■ WORK TO COMPLETE ■
Extract exactly the lines from the top of the records through the line containing "380), (834, 468)]", and keep pictures out of the copy.
--
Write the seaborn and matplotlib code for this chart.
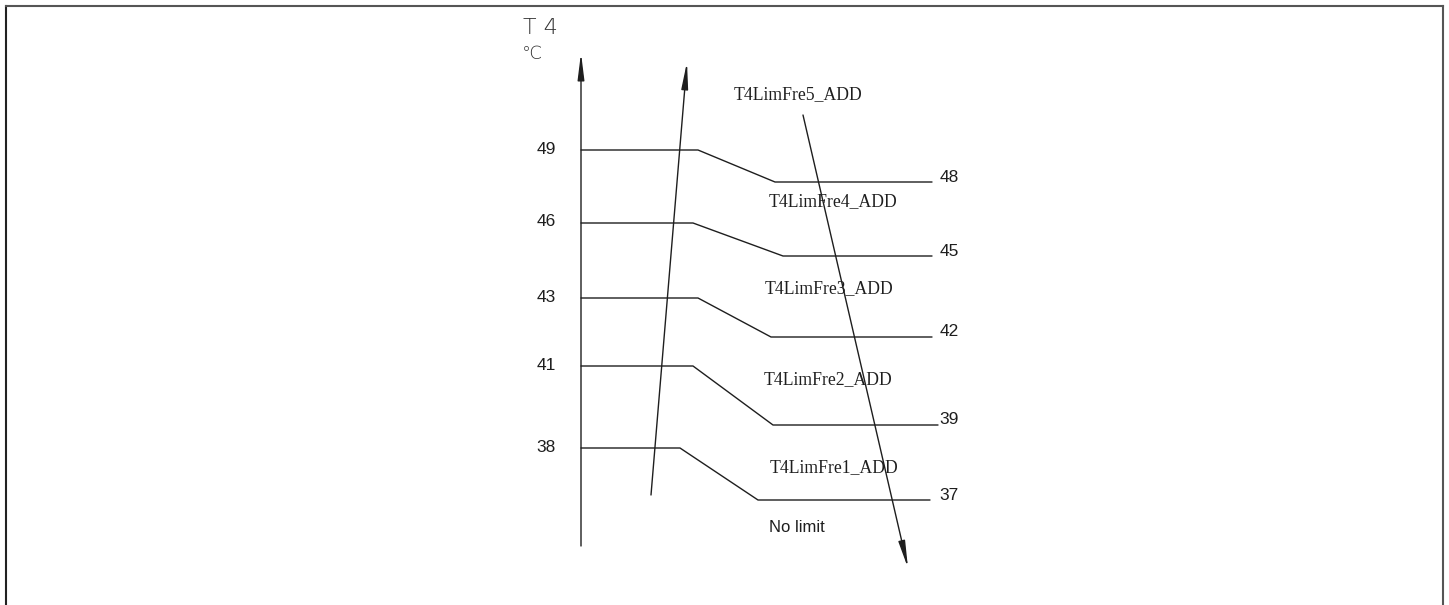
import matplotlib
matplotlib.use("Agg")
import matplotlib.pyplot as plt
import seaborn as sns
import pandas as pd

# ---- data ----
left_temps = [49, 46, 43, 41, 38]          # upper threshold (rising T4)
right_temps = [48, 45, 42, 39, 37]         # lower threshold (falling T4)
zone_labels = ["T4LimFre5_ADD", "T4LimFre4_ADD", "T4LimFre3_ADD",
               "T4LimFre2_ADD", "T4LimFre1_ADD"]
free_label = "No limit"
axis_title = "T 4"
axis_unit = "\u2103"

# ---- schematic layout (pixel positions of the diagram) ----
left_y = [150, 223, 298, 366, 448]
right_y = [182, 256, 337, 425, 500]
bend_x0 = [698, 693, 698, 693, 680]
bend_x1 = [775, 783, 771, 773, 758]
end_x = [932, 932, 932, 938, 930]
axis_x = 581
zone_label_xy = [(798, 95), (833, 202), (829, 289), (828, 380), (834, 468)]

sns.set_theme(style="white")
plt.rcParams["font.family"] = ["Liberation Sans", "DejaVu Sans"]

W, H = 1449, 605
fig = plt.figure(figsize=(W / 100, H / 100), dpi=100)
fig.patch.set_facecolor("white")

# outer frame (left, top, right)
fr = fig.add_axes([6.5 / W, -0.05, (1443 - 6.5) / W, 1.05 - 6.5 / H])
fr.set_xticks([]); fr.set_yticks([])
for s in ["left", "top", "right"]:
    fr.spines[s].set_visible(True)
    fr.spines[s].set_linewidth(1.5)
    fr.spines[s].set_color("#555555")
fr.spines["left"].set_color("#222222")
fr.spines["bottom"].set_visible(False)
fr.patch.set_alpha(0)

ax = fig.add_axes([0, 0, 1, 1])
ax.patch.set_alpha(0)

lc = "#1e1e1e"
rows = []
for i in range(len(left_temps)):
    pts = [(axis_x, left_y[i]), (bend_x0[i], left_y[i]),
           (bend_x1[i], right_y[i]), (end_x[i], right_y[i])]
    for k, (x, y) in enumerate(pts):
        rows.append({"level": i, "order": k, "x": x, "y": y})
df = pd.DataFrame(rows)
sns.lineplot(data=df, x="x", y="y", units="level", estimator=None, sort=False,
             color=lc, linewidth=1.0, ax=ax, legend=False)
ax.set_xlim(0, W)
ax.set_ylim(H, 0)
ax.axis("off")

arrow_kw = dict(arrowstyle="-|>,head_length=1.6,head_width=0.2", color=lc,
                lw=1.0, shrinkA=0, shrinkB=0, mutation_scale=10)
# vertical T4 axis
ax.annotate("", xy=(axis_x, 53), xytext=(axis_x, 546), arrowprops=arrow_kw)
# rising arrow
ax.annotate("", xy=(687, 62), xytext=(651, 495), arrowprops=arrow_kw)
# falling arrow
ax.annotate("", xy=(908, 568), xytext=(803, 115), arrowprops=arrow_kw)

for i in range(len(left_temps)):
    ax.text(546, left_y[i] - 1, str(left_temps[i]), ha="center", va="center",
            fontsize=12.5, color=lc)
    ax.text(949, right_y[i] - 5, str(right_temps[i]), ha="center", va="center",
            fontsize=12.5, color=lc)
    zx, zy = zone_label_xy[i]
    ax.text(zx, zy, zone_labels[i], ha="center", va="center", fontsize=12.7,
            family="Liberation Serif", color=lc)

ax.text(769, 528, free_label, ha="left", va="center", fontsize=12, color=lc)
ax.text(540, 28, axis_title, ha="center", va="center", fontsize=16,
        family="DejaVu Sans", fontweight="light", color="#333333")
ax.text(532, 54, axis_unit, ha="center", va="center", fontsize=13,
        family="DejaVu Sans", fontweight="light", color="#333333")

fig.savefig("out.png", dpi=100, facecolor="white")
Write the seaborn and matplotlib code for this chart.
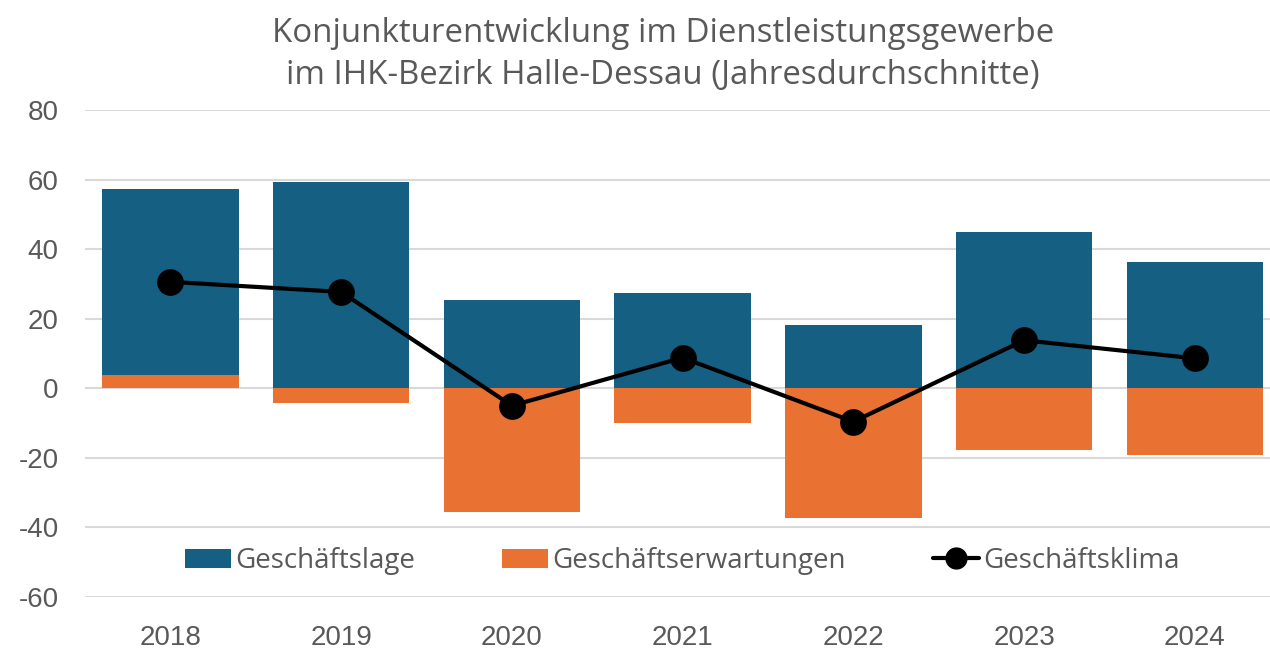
--
■ TASK OUTPUT ■
Write the seaborn and matplotlib code for this chart.
import matplotlib
matplotlib.use("Agg")
import matplotlib.pyplot as plt
import seaborn as sns
import pandas as pd

# ---- data ----
left_temps = [49, 46, 43, 41, 38]          # upper threshold (rising T4)
right_temps = [48, 45, 42, 39, 37]         # lower threshold (falling T4)
zone_labels = ["T4LimFre5_ADD", "T4LimFre4_ADD", "T4LimFre3_ADD",
               "T4LimFre2_ADD", "T4LimFre1_ADD"]
free_label = "No limit"
axis_title = "T 4"
axis_unit = "\u2103"

# ---- schematic layout (pixel positions of the diagram) ----
left_y = [150, 223, 298, 366, 448]
right_y = [182, 256, 337, 425, 500]
bend_x0 = [698, 693, 698, 693, 680]
bend_x1 = [775, 783, 771, 773, 758]
end_x = [932, 932, 932, 938, 930]
axis_x = 581
zone_label_xy = [(798, 95), (833, 202), (829, 289), (828, 380), (834, 468)]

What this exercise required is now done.